=== PROBLEM TO SOLVE ===
Reproduce the full listing below unchanged, apart from the pictures.

=== DATA PROVIDED ===
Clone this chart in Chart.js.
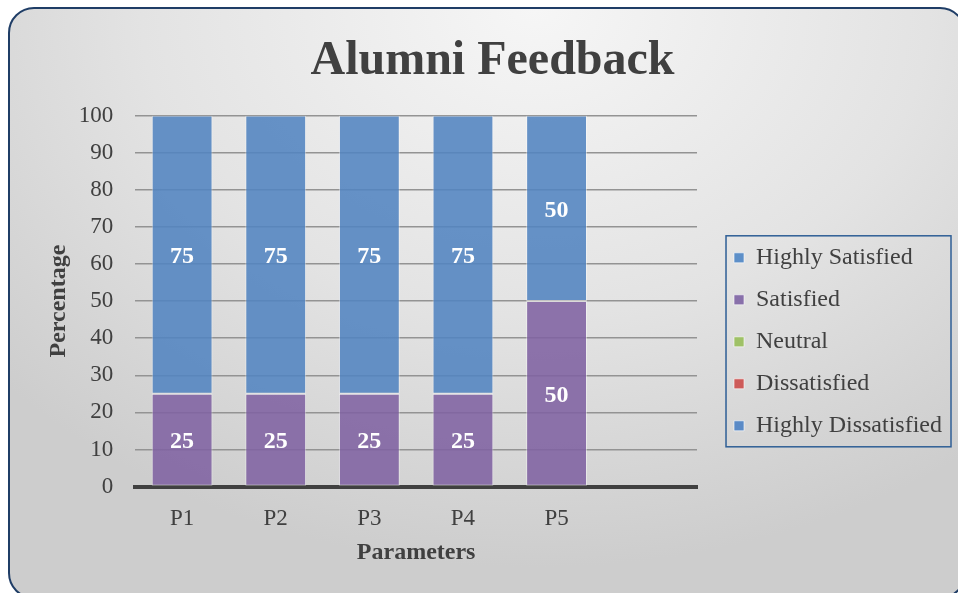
<!DOCTYPE html>
<html>
<head>
<meta charset="utf-8">
<script src="https://cdn.jsdelivr.net/npm/chart.js@4.4.1/dist/chart.umd.min.js"></script>
<style>
  html, body { margin: 0; padding: 0; background: #fff; }
  #wrap { position: relative; width: 958px; height: 593px; overflow: hidden; }
  #frame {
    position: absolute; left: 8px; top: 7px; width: 958px; height: 592px;
    box-sizing: border-box; border: 2px solid #1f3d66; border-radius: 26px;
    background: radial-gradient(ellipse 75% 95% at 55% 0%, #f6f6f6 0%, #e3e3e3 55%, #cdcdcd 100%);
  }
  #canvas { position: absolute; left: 0; top: 0; }
</style>
</head>
<body>
<div id="wrap">
  <div id="frame"></div>
  <canvas id="canvas" width="958" height="593"></canvas>
</div>
<script>
// categories (last slot is empty in the original)
var parameters = ['P1', 'P2', 'P3', 'P4', 'P5', ''];
// series values, in stacking order (bottom first)
var highlyDissatisfied = [0, 0, 0, 0, 0, null];
var dissatisfied = [0, 0, 0, 0, 0, null];
var neutral = [0, 0, 0, 0, 0, null];
var satisfied = [25, 25, 25, 25, 50, null];
var highlySatisfied = [75, 75, 75, 75, 50, null];
// y tick values
var yTicks = [0, 10, 20, 30, 40, 50, 60, 70, 80, 90, 100];

var serif = "'Liberation Serif', 'Times New Roman', serif";
var textColor = '#404040';

// white value labels in the middle of each segment
var barLabels = {
  id: 'barLabels',
  afterDatasetsDraw: function (chart) {
    var ctx = chart.ctx;
    ctx.save();
    ctx.fillStyle = '#ffffff';
    ctx.font = 'bold 24px ' + serif;
    ctx.textAlign = 'center';
    ctx.textBaseline = 'middle';
    chart.data.datasets.forEach(function (ds, i) {
      var meta = chart.getDatasetMeta(i);
      meta.data.forEach(function (el, j) {
        var v = ds.data[j];
        if (!v) return;
        ctx.fillText(v, el.x, (el.y + el.base) / 2 + 2);
      });
    });
    ctx.restore();
  }
};

// let the legend take the width its text needs, and sit below the title
var legendWide = {
  id: 'legendWide',
  afterInit: function (chart) {
    var lg = chart.legend;
    if (!lg) return;
    var fit = lg.fit;
    lg.fit = function () {
      this.maxWidth = 400;
      fit.call(this);
    };
  },
  afterLayout: function (chart) {
    var lg = chart.legend;
    if (!lg) return;
    lg.top = chart.chartArea.top;
    lg.height = lg.bottom - lg.top;
  }
};

// border around the legend entries
var legendBox = {
  id: 'legendBox',
  afterDraw: function (chart) {
    var boxes = chart.legend && chart.legend.legendHitBoxes;
    if (!boxes || !boxes.length) return;
    var l = Infinity, t = Infinity, r = -Infinity, b = -Infinity;
    boxes.forEach(function (h) {
      l = Math.min(l, h.left); t = Math.min(t, h.top);
      r = Math.max(r, h.left + h.width); b = Math.max(b, h.top + h.height);
    });
    var ctx = chart.ctx;
    ctx.save();
    ctx.strokeStyle = '#2f5f96';
    ctx.lineWidth = 1.5;
    ctx.strokeRect(l - 8, t - 10, (r - l) + 17, (b - t) + 19);
    ctx.restore();
  }
};

var ctx = document.getElementById('canvas').getContext('2d');
var myChart = new Chart(ctx, {
  type: 'bar',
  data: {
    labels: parameters,
    datasets: [
      { label: 'Highly Dissatisfied', data: highlyDissatisfied, backgroundColor: 'rgba(79,129,189,0.9)', legendColor: '#5a8ac6' },
      { label: 'Dissatisfied', data: dissatisfied, backgroundColor: 'rgba(192,80,77,0.9)', legendColor: '#cd5b59' },
      { label: 'Neutral', data: neutral, backgroundColor: 'rgba(155,187,89,0.9)', legendColor: '#9fc167' },
      { label: 'Satisfied', data: satisfied, backgroundColor: 'rgba(128,98,162,0.88)', legendColor: '#8870aa' },
      { label: 'Highly Satisfied', data: highlySatisfied, backgroundColor: 'rgba(82,132,192,0.88)', legendColor: '#5d8fc8' }
    ]
  },
  options: {
    responsive: false,
    animation: false,
    datasets: {
      bar: {
        categoryPercentage: 0.65,
        barPercentage: 1,
        borderWidth: 1,
        borderColor: 'rgba(255,255,255,0.45)',
        borderSkipped: false
      }
    },
    layout: { padding: { top: 8, left: 33, right: 6, bottom: 25 } },
    plugins: {
      title: {
        display: true,
        text: 'Alumni Feedback',
        color: textColor,
        font: { family: serif, size: 48, weight: 'bold' },
        padding: { top: 25, bottom: 25 }
      },
      legend: {
        position: 'right',
        reverse: true,
        labels: {
          color: textColor,
          font: { family: serif, size: 24 },
          boxWidth: 10,
          boxHeight: 10,
          padding: 18,
          generateLabels: function (chart) {
            return chart.data.datasets.map(function (ds, i) {
              return {
                text: ds.label,
                fillStyle: ds.legendColor,
                strokeStyle: 'rgba(255,255,255,0.6)',
                lineWidth: 1,
                fontColor: textColor,
                datasetIndex: i,
                hidden: false
              };
            });
          }
        }
      },
      tooltip: { enabled: false }
    },
    scales: {
      x: {
        stacked: true,
        z: 1,
        grid: { display: false, drawTicks: false },
        border: { display: true, color: '#404040', width: 4 },
        ticks: { color: textColor, font: { family: serif, size: 23 }, padding: 19 },
        title: {
          display: true, text: 'Parameters', color: textColor,
          font: { family: serif, size: 24, weight: 'bold' },
          padding: { top: -14, bottom: 1 }
        }
      },
      y: {
        stacked: true,
        min: 0,
        max: 100,
        afterBuildTicks: function (scale) {
          scale.ticks = yTicks.map(function (v) { return { value: v }; });
        },
        grid: { color: '#939393', lineWidth: 1.5, drawTicks: false },
        border: { display: false },
        ticks: { color: textColor, font: { family: serif, size: 23 }, padding: 22 },
        title: {
          display: true, text: 'Percentage', color: textColor,
          font: { family: serif, size: 24, weight: 'bold' },
          padding: { top: 11, bottom: -16 }
        }
      },
      // empty spacer between plot and legend
      gap: {
        type: 'linear',
        position: 'right',
        display: true,
        grid: { display: false },
        border: { display: false },
        ticks: { display: false },
        afterFit: function (scale) { scale.width = 19; }
      }
    }
  },
  plugins: [barLabels, legendWide, legendBox]
});
</script>
</body>
</html>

=== ANSWER TO THE PROBLEM ===
Clone this chart in Chart.js.
<!DOCTYPE html>
<html>
<head>
<meta charset="utf-8">
<script src="https://cdn.jsdelivr.net/npm/chart.js@4.4.1/dist/chart.umd.min.js"></script>
<style>
  html, body { margin: 0; padding: 0; background: #fff; }
  #wrap { position: relative; width: 958px; height: 593px; overflow: hidden; }
  #frame {
    position: absolute; left: 8px; top: 7px; width: 958px; height: 592px;
    box-sizing: border-box; border: 2px solid #1f3d66; border-radius: 26px;
    background: radial-gradient(ellipse 75% 95% at 55% 0%, #f6f6f6 0%, #e3e3e3 55%, #cdcdcd 100%);
  }
  #canvas { position: absolute; left: 0; top: 0; }
</style>
</head>
<body>
<div id="wrap">
  <div id="frame"></div>
  <canvas id="canvas" width="958" height="593"></canvas>
</div>
<script>
// categories (last slot is empty in the original)
var parameters = ['P1', 'P2', 'P3', 'P4', 'P5', ''];
// series values, in stacking order (bottom first)
var highlyDissatisfied = [0, 0, 0, 0, 0, null];
var dissatisfied = [0, 0, 0, 0, 0, null];
var neutral = [0, 0, 0, 0, 0, null];
var satisfied = [25, 25, 25, 25, 50, null];
var highlySatisfied = [75, 75, 75, 75, 50, null];
// y tick values
var yTicks = [0, 10, 20, 30, 40, 50, 60, 70, 80, 90, 100];

var serif = "'Liberation Serif', 'Times New Roman', serif";
var textColor = '#404040';

// white value labels in the middle of each segment
var barLabels = {
  id: 'barLabels',
  afterDatasetsDraw: function (chart) {
    var ctx = chart.ctx;
    ctx.save();
    ctx.fillStyle = '#ffffff';
    ctx.font = 'bold 24px ' + serif;
    ctx.textAlign = 'center';
    ctx.textBaseline = 'middle';
    chart.data.datasets.forEach(function (ds, i) {
      var meta = chart.getDatasetMeta(i);
      meta.data.forEach(function (el, j) {
        var v = ds.data[j];
        if (!v) return;
        ctx.fillText(v, el.x, (el.y + el.base) / 2 + 2);
      });
    });
    ctx.restore();
  }
};

// let the legend take the width its text needs, and sit below the title
var legendWide = {
  id: 'legendWide',
  afterInit: function (chart) {
    var lg = chart.legend;
    if (!lg) return;
    var fit = lg.fit;
    lg.fit = function () {
      this.maxWidth = 400;
      fit.call(this);
    };
  },
  afterLayout: function (chart) {
    var lg = chart.legend;
    if (!lg) return;
    lg.top = chart.chartArea.top;
    lg.height = lg.bottom - lg.top;
  }
};

// border around the legend entries
var legendBox = {
  id: 'legendBox',
  afterDraw: function (chart) {
    var boxes = chart.legend && chart.legend.legendHitBoxes;
    if (!boxes || !boxes.length) return;
    var l = Infinity, t = Infinity, r = -Infinity, b = -Infinity;
    boxes.forEach(function (h) {
      l = Math.min(l, h.left); t = Math.min(t, h.top);
      r = Math.max(r, h.left + h.width); b = Math.max(b, h.top + h.height);
    });
    var ctx = chart.ctx;
    ctx.save();
    ctx.strokeStyle = '#2f5f96';
    ctx.lineWidth = 1.5;
    ctx.strokeRect(l - 8, t - 10, (r - l) + 17, (b - t) + 19);
    ctx.restore();
  }
};

var ctx = document.getElementById('canvas').getContext('2d');
var myChart = new Chart(ctx, {
  type: 'bar',
  data: {
    labels: parameters,
    datasets: [
      { label: 'Highly Dissatisfied', data: highlyDissatisfied, backgroundColor: 'rgba(79,129,189,0.9)', legendColor: '#5a8ac6' },
      { label: 'Dissatisfied', data: dissatisfied, backgroundColor: 'rgba(192,80,77,0.9)', legendColor: '#cd5b59' },
      { label: 'Neutral', data: neutral, backgroundColor: 'rgba(155,187,89,0.9)', legendColor: '#9fc167' },
      { label: 'Satisfied', data: satisfied, backgroundColor: 'rgba(128,98,162,0.88)', legendColor: '#8870aa' },
      { label: 'Highly Satisfied', data: highlySatisfied, backgroundColor: 'rgba(82,132,192,0.88)', legendColor: '#5d8fc8' }
    ]
  },
  options: {
    responsive: false,
    animation: false,
    datasets: {
      bar: {
        categoryPercentage: 0.65,
        barPercentage: 1,
        borderWidth: 1,
        borderColor: 'rgba(255,255,255,0.45)',
        borderSkipped: false
      }
    },
    layout: { padding: { top: 8, left: 33, right: 6, bottom: 25 } },
    plugins: {
      title: {
        display: true,
        text: 'Alumni Feedback',
        color: textColor,
        font: { family: serif, size: 48, weight: 'bold' },
        padding: { top: 25, bottom: 25 }
      },
      legend: {
        position: 'right',
        reverse: true,
        labels: {
          color: textColor,
          font: { family: serif, size: 24 },
          boxWidth: 10,
          boxHeight: 10,
          padding: 18,
          generateLabels: function (chart) {
            return chart.data.datasets.map(function (ds, i) {
              return {
                text: ds.label,
                fillStyle: ds.legendColor,
                strokeStyle: 'rgba(255,255,255,0.6)',
                lineWidth: 1,
                fontColor: textColor,
                datasetIndex: i,
                hidden: false
              };
            });
          }
        }
      },
      tooltip: { enabled: false }
    },
    scales: {
      x: {
        stacked: true,
        z: 1,
        grid: { display: false, drawTicks: false },
        border: { display: true, color: '#404040', width: 4 },
        ticks: { color: textColor, font: { family: serif, size: 23 }, padding: 19 },
        title: {
          display: true, text: 'Parameters', color: textColor,
          font: { family: serif, size: 24, weight: 'bold' },
          padding: { top: -14, bottom: 1 }
        }
      },
      y: {
        stacked: true,
        min: 0,
        max: 100,
        afterBuildTicks: function (scale) {
          scale.ticks = yTicks.map(function (v) { return { value: v }; });
        },
        grid: { color: '#939393', lineWidth: 1.5, drawTicks: false },
        border: { display: false },
        ticks: { color: textColor, font: { family: serif, size: 23 }, padding: 22 },
        title: {
          display: true, text: 'Percentage', color: textColor,
          font: { family: serif, size: 24, weight: 'bold' },
          padding: { top: 11, bottom: -16 }
        }
      },
      // empty spacer between plot and legend
      gap: {
        type: 'linear',
        position: 'right',
        display: true,
        grid: { display: false },
        border: { display: false },
        ticks: { display: false },
        afterFit: function (scale) { scale.width = 19; }
      }
    }
  },
  plugins: [barLabels, legendWide, legendBox]
});
</script>
</body>
</html>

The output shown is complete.